My son complains every day that there's nothing to eat in the house and yet every day he finds something. The real issue is the the stuff that he really wants isn't there and he's forced to make other choices. It's not easy to make this type of change for other people -- YOU are ready to eat healthier and to lose weight, but THEY aren't ready to make the change and since you chose to do it, you kind of inflicted your diet on to them. Ultimately your choice is healthier... it's just they weren't ready to change.

Stay strong and don't cave in to their pressures. Compromise with them... buy some healthy stuff for you and some of the stuff that they want and slowly wean them away from those unhealthy choices and you will all benefit. Eat a lot of eggs!

Joined: Jun 13
Posts: 18

Posted: 16 Jul 2013, 02:46
try doing some of your shopping at 99 cent only stores if there is one in your area. they have fresh vegetables and fruits, basics such as bread, pasta, beans, rice, seasonings, milk, eggs, lunch meats, cereals, etc. Everything is just one dollar or less. You will be able to cut your shopping bill quite a lot if you use that resource.

You can also find a lot of recipes online that will help you make a meal from the ingredients you find on sale or at lower costs.

The Safeway stores all have a section in the meat and in the poultry section with reduced price items by 30% - 50%. I found a 10 oz package of seasoned boneless pork ribs there yesterday for $8.63 with 30% off. And a package of lean ground beef for 50% off. They also have a reduced price section where everything is 50% off and you will find all kinds of stuff that you can make a meal from.

You can also volunteer at your local food bank and they will give you a box of food that will stretch your foods for the week/month.

There should be weekly/bi-weekly food giveaways through churches and other sources in your area. You can usually find those by calling your local councilperson or the person who is the representative for your neighborhood.

There is no reason for you to not be able to eat you need for your weight loss/lifestyle. Though I don't have the financial constraints you do, I am dealing with a situation where my elderly mother lives with me and I prepare the meals for her. She is a sugar/carb addict and it is very difficult for me to have that kinds of thing in the house. I made the decision today to refrain from having any of these kinds of foods. I have to. I cannot keep on eating the quality and quantities I have been or I will die.
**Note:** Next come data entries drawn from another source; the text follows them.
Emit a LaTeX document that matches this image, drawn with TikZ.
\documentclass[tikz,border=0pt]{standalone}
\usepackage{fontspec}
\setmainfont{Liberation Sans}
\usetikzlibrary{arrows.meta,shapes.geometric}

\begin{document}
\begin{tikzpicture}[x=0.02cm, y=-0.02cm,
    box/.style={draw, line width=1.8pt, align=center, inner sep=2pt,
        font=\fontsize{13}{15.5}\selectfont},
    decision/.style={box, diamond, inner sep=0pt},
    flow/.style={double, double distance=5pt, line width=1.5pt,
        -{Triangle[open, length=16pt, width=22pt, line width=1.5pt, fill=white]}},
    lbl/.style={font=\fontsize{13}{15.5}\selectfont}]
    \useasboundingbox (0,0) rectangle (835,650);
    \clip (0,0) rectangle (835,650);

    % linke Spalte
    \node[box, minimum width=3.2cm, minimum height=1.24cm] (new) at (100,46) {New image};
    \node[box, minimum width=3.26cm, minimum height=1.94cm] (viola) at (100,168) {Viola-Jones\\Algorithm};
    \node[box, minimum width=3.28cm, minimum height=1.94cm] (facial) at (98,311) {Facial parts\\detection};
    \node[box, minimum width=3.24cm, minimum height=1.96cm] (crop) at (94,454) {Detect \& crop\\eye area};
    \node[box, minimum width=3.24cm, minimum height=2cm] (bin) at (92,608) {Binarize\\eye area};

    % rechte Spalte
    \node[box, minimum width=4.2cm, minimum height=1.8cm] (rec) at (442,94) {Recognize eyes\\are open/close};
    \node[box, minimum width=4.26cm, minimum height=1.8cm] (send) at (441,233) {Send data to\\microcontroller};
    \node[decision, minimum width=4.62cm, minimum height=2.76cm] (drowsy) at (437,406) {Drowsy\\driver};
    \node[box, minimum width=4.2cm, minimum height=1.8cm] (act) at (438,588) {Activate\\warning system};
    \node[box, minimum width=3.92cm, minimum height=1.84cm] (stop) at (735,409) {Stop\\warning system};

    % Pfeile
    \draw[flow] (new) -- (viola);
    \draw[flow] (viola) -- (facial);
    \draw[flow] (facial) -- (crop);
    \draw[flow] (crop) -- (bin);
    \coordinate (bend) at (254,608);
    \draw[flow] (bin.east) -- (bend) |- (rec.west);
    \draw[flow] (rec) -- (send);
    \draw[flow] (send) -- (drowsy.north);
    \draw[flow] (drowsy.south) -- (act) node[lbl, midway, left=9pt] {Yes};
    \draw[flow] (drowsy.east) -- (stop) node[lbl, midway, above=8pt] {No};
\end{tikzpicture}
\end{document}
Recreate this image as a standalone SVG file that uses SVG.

So I have to change. Not expect her to because she won't / doesn't have to. It isn't about her. It is about me and I have to learn to live in a world with foods that I cannot eat the same way I had to learn to live in a world with alcohol and drugs I cannot have. It really takes vigilance and a dedication to putting yourself first. It is a hard thing to do. It is a really hard thing to do when you are responsible for taking care of others. But you have to. Or you die. good luck.